The Italians meanwhile were fighting for themselves, not for the Allies, but against the German occupation. It was best therefore to understand this distinction and use it to Allied benefit by insuring the ends which the Italian people sought. Their worst historical enemies, she says, those who had brought Mussolini to power, had been the latifundian estate owners, the plutocratic monopolistic interests, the military imperialists, and royalty which had provided cohesion for the other groups. These enemies, along with Hitler, had to be the focus of Allied elimination to inspire the inertia to freedom in the Italian people made evident in the recent demonstrations across the country in the wake of Mussolini’s demise and the reluctance subsequently of Badoglio immediately to surrender to the Allies.

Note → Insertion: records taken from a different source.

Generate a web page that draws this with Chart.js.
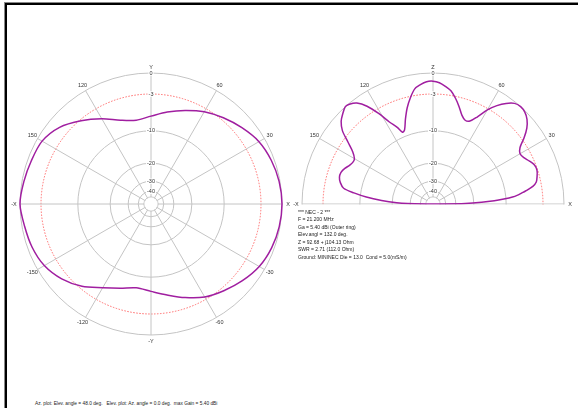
<!DOCTYPE html>
<html><head><meta charset="utf-8">
<script src="https://cdn.jsdelivr.net/npm/chart.js@4/dist/chart.umd.min.js"></script>
<style>
html,body{margin:0;padding:0;background:#fff;width:578px;height:408px;overflow:hidden;font-family:Arial,"Liberation Sans",sans-serif;}
#frame{position:absolute;left:5px;top:3px;width:700px;height:600px;border-left:2px solid #000;border-top:2px solid #000;box-shadow:-1px -1px 0 #888;}
canvas{position:absolute;}
#az{left:6px;top:59px;}
#el{left:288px;top:59px;}
#info{position:absolute;left:298px;top:209px;font-size:5px;line-height:7.45px;color:#222;white-space:pre;z-index:2;}
#foot{position:absolute;left:35px;top:401px;font-size:4.8px;line-height:6px;color:#222;white-space:pre;}
</style></head>
<body>
<div id="frame"></div>
<canvas id="az" width="290" height="290"></canvas>
<canvas id="el" width="290" height="290"></canvas>
<div id="info"></div>
<div id="foot"></div>
<script>
// ---- data (dB relative to outer ring = 0 dB) ----
const azAngles = [0,10,20,30,40,50,60,70,80,90,100,110,120,130,140,150,160,170,180,190,200,210,220,230,240,250,260,270,280,290,300,310,320,330,340,350];
const azGain   = [0,-0.12,-0.4,-0.85,-1.7,-2.6,-3.55,-4.7,-5.8,-6.85,-7.4,-6.6,-4.9,-3.2,-1.6,-0.7,-0.5,-0.25,0,-0.35,-0.6,-1.05,-2.0,-3.4,-5.2,-6.5,-7.4,-6.95,-6.0,-4.7,-3.4,-2.5,-1.6,-0.8,-0.35,-0.1];

const elAngles = [0,1,2,3,4,5,6,7,8,10,12,15,18,21,24,27,30,33,36,39,42,45,48,51,54,57,60,63,66,69,72,75,78,81,84,87,90,93,96,99,102,105,108,111,113,115,118,121,124,127,130,132,135,138,141,144,147,150,152,155,158,161,164,167,170,172,174,176,178,179,180];
const elGain   = [-60,-24,-17,-13,-10.5,-8.5,-7.4,-6.6,-5.8,-4.4,-3.7,-3.35,-3.1,-3.2,-3.7,-4.3,-4.55,-4.0,-2.6,-1.4,-0.6,-0.15,0,-0.2,-0.9,-1.9,-3.2,-5.0,-6.3,-6.5,-5.8,-4.5,-3.3,-2.3,-1.75,-1.3,-1.1,-1.15,-1.5,-2.0,-3.2,-4.7,-6.6,-8.6,-8.9,-7.5,-5.9,-3.7,-1.8,-0.6,-0.1,0,-0.45,-1.0,-2.0,-3.8,-5.4,-6.3,-6.4,-6.1,-5.5,-5.1,-5.1,-5.5,-6.3,-8.5,-11.5,-16,-22,-28,-60];

const ringDb     = [-50,-40,-30,-20,-10,-3,0];
const ringLabels = ['','-40','-30','-20','-10','-3','0'];

const azTickAngles = [0,30,60,90,120,150,180,210,240,270,300,330];
const azTickLabels = ['X','30','60','Y','120','150','-X','-150','-120','-Y','-60','-30'];
const elTickAngles = [0,30,60,90,120,150,180];
const elTickLabels = ['X','30','60','Z','120','150','-X'];

const infoLines = ['*** NEC - 2 ***','F = 21.200 MHz','Ga = 5.40 dBi (Outer ring)','Elev.angl = 132.0 deg.','Z = 92.68 + j104.13 Ohm','SWR = 2.71 (112.0 Ohm)','Ground: MININEC Die = 13.0  Cond = 5.0(mS/m)'];
const footText = 'Az. plot: Elev. angle = 48.0 deg.   Elev. plot: Az. angle = 0.0 deg.  max Gain = 5.40 dBi';

document.getElementById('info').textContent = infoLines.join('\n');
document.getElementById('foot').textContent = footText;

// ARRL log scale
const rho = db => Math.pow(0.89, -db / 2);
const idx = a => (((90 - a) % 360) + 360) % 360;

function makeChart(id, angles, gains, tickAngles, tickLabels, half) {
  const labels = Array.from({length: 360}, (_, i) => i);
  const data = new Array(360).fill(null);
  angles.forEach((a, k) => { data[idx(a)] = rho(gains[k]); });
  const minus3 = ringDb.indexOf(-3) + 1;
  const plugin = {
    id: 'polarDeco',
    beforeDraw(chart) {
      if (!half) return;
      const s = chart.scales.r, ctx = chart.ctx;
      ctx.save();
      ctx.beginPath();
      ctx.rect(0, 0, chart.width, s.yCenter + 0.6);
      ctx.clip();
    },
    beforeDatasetsDraw(chart) {
      const s = chart.scales.r, ctx = chart.ctx;
      const r = s.getDistanceFromCenterForValue(rho(ringDb[0]));
      ctx.save();
      ctx.fillStyle = '#fff';
      ctx.beginPath();
      ctx.arc(s.xCenter, s.yCenter, r - 0.6, 0, Math.PI * 2);
      ctx.fill();
      ctx.restore();
    },
    afterDraw(chart) {
      const s = chart.scales.r, ctx = chart.ctx;
      if (half) ctx.restore();
      ctx.save();
      ctx.font = '5.5px Arial, "Liberation Sans", sans-serif';
      ctx.fillStyle = '#333';
      ctx.textAlign = 'center';
      ctx.textBaseline = 'middle';
      tickAngles.forEach((a, k) => {
        const p = s.getPointPosition(idx(a), s.drawingArea + 6);
        ctx.fillText(tickLabels[k], p.x, p.y);
      });
      ctx.restore();
    }
  };
  return new Chart(document.getElementById(id), {
    type: 'radar',
    data: { labels, datasets: [{
      data, spanGaps: true, fill: false,
      borderColor: '#a01ea0', borderWidth: 1.5, tension: 0.3,
      pointRadius: 0, pointHoverRadius: 0
    }]},
    options: {
      responsive: false, animation: false,
      layout: { padding: 11 },
      plugins: { legend: { display: false }, tooltip: { enabled: false } },
      scales: { r: {
        min: 0, max: 1, startAngle: 0,
        afterBuildTicks: sc => { sc.ticks = [{value: 0}].concat(ringDb.map(d => ({value: rho(d)}))); },
        ticks: {
          display: true,
          callback: (v, i) => i === 0 ? '' : ringLabels[i - 1],
          font: { size: 5.5, family: 'Arial, "Liberation Sans", sans-serif' },
          color: '#333',
          backdropColor: '#fff',
          backdropPadding: { x: 1, y: 0 },
          showLabelBackdrop: c => c.index > 0 && ringLabels[c.index - 1] !== ''
        },
        grid: {
          circular: true,
          color: c => c.index === minus3 ? '#ff6a6a' : '#c4c4c4',
          lineWidth: 1
        },
        border: { dash: c => c.index === minus3 ? [1.5, 1.5] : [] },
        angleLines: {
          display: true,
          color: c => {
            const i = c.index;
            if (i % 30 !== 0) return '';
            if (half && i > 90 && i < 270) return '';
            return '#c4c4c4';
          },
          lineWidth: 1
        },
        pointLabels: { display: false }
      }}
    },
    plugins: [plugin]
  });
}

makeChart('az', azAngles, azGain, azTickAngles, azTickLabels, false);
makeChart('el', elAngles, elGain, elTickAngles, elTickLabels, true);
</script>
</body></html>
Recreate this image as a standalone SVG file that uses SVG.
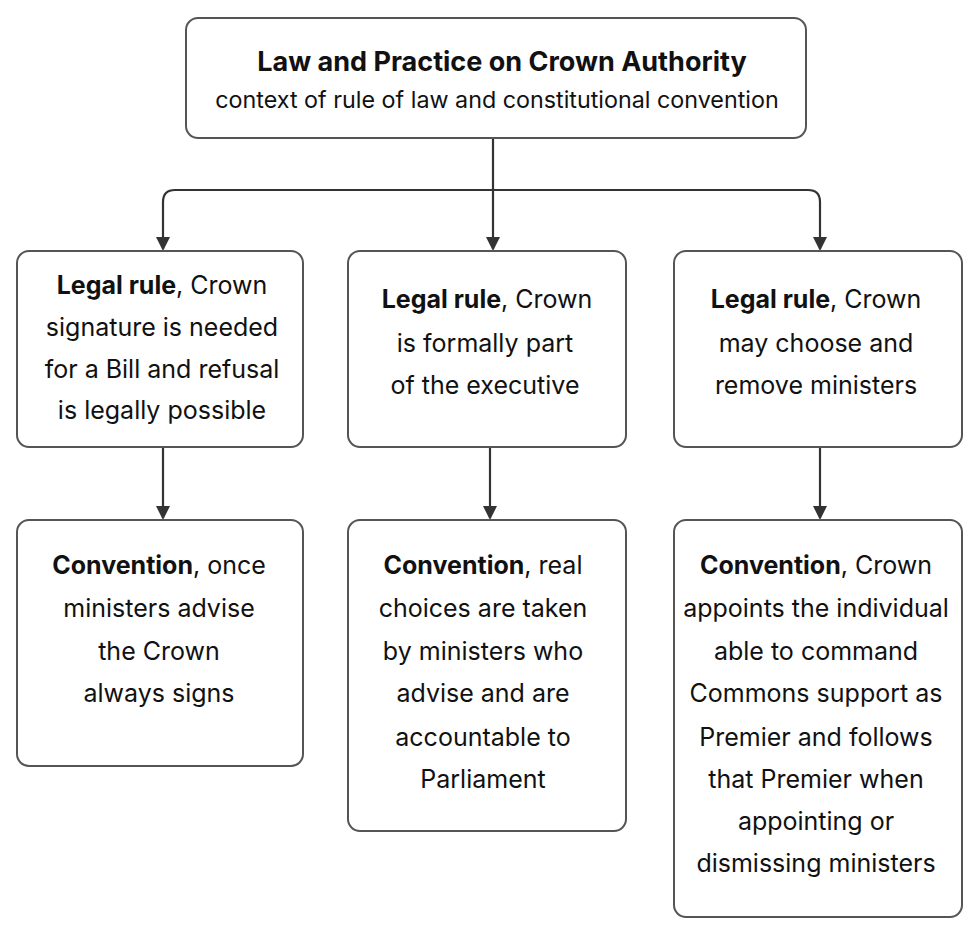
<svg xmlns="http://www.w3.org/2000/svg" width="980" height="936" viewBox="0 0 980 936">
<defs>
<marker id="ah" markerWidth="14" markerHeight="14" refX="12" refY="7" orient="auto" markerUnits="userSpaceOnUse">
<path d="M0,0 L14,7 L0,14 z" fill="#333"/>
</marker>
<style>
.box{fill:#fff;stroke:#555;stroke-width:2}
.t{font-family:Inter,"Liberation Sans",sans-serif;font-size:25px;fill:#111;text-anchor:middle}
.b{font-weight:bold}
.h{font-family:Inter,"Liberation Sans",sans-serif;font-size:27px;font-weight:bold;fill:#111;text-anchor:middle}
.s{font-family:Inter,"Liberation Sans",sans-serif;font-size:23.3px;fill:#111;text-anchor:middle}
.c{fill:none;stroke:#333;stroke-width:2.2}
</style>
</defs>
<rect width="980" height="936" fill="#fff"/>
<g id="connectors">
<path class="c" d="M493,138 V190" />
<path class="c" d="M493,190 H175 Q163,190 163,202 V249" marker-end="url(#ah)"/>
<path class="c" d="M493,190 V249" marker-end="url(#ah)"/>
<path class="c" d="M493,190 H808 Q820,190 820,202 V249" marker-end="url(#ah)"/>
<path class="c" d="M163,447 V518" marker-end="url(#ah)"/>
<path class="c" d="M490,447 V518" marker-end="url(#ah)"/>
<path class="c" d="M820,447 V518" marker-end="url(#ah)"/>
</g>
<g id="root">
<rect class="box" x="186" y="18" width="620" height="120" rx="12"/>
<text class="h" x="502" y="71">Law and Practice on Crown Authority</text>
<text class="s" x="497" y="108">context of rule of law and constitutional convention</text>
</g>
<g id="legal1">
<rect class="box" x="17" y="251" width="286" height="196" rx="12"/>
<text class="t" x="162" y="294"><tspan class="b">Legal rule</tspan>, Crown</text>
<text class="t" x="162" y="336">signature is needed</text>
<text class="t" x="162" y="378">for a Bill and refusal</text>
<text class="t" x="162" y="419">is legally possible</text>
</g>
<g id="legal2">
<rect class="box" x="348" y="251" width="278" height="196" rx="12"/>
<text class="t" x="487" y="308"><tspan class="b">Legal rule</tspan>, Crown</text>
<text class="t" x="485" y="352">is formally part</text>
<text class="t" x="485" y="394">of the executive</text>
</g>
<g id="legal3">
<rect class="box" x="674" y="251" width="288" height="196" rx="12"/>
<text class="t" x="816" y="308"><tspan class="b">Legal rule</tspan>, Crown</text>
<text class="t" x="816" y="352">may choose and</text>
<text class="t" x="816" y="394">remove ministers</text>
</g>
<g id="conv1">
<rect class="box" x="17" y="520" width="286" height="246" rx="12"/>
<text class="t" x="159" y="574"><tspan class="b">Convention</tspan>, once</text>
<text class="t" x="159" y="617">ministers advise</text>
<text class="t" x="159" y="660">the Crown</text>
<text class="t" x="159" y="702">always signs</text>
</g>
<g id="conv2">
<rect class="box" x="348" y="520" width="278" height="311" rx="12"/>
<text class="t" x="483" y="574"><tspan class="b">Convention</tspan>, real</text>
<text class="t" x="483" y="617">choices are taken</text>
<text class="t" x="483" y="660">by ministers who</text>
<text class="t" x="483" y="702">advise and are</text>
<text class="t" x="483" y="746">accountable to</text>
<text class="t" x="483" y="788">Parliament</text>
</g>
<g id="conv3">
<rect class="box" x="674" y="520" width="288" height="397" rx="12"/>
<text class="t" x="816" y="574"><tspan class="b">Convention</tspan>, Crown</text>
<text class="t" x="816" y="617">appoints the individual</text>
<text class="t" x="816" y="660">able to command</text>
<text class="t" x="816" y="702">Commons support as</text>
<text class="t" x="816" y="746">Premier and follows</text>
<text class="t" x="816" y="788">that Premier when</text>
<text class="t" x="816" y="830">appointing or</text>
<text class="t" x="816" y="872">dismissing ministers</text>
</g>
</svg>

Drew Pearson examines the public dismay over Congress, as evidenced by the spate of denunciatory mail he had received after advocating an increase in congressional pay from $10,000 per year. He finds the source of frustration to be the tendency of Congress to gather itself behind its own protective moat and damn the torpedoes vis à vis anyone criticizing the institution or its membership.

The tendency was crystallized most visibly in the recent investigation by the Justice Department into the illegal receipt of lobbying fees by Congressman Goober Cox of Georgia for lobbying efforts with the FCC, in the wake of which investigation he both escaped any punitive sanction and effectively turned the tables, obtaining $60,000 to investigate the FCC, the agency which had initiated the complaint with the Justice Department. In the process, the Congressional Record was doctored to eliminate any testimony favorable to the FCC.

Such antics, says Mr. Pearson, could not help but spread public cynicism anent the Congress.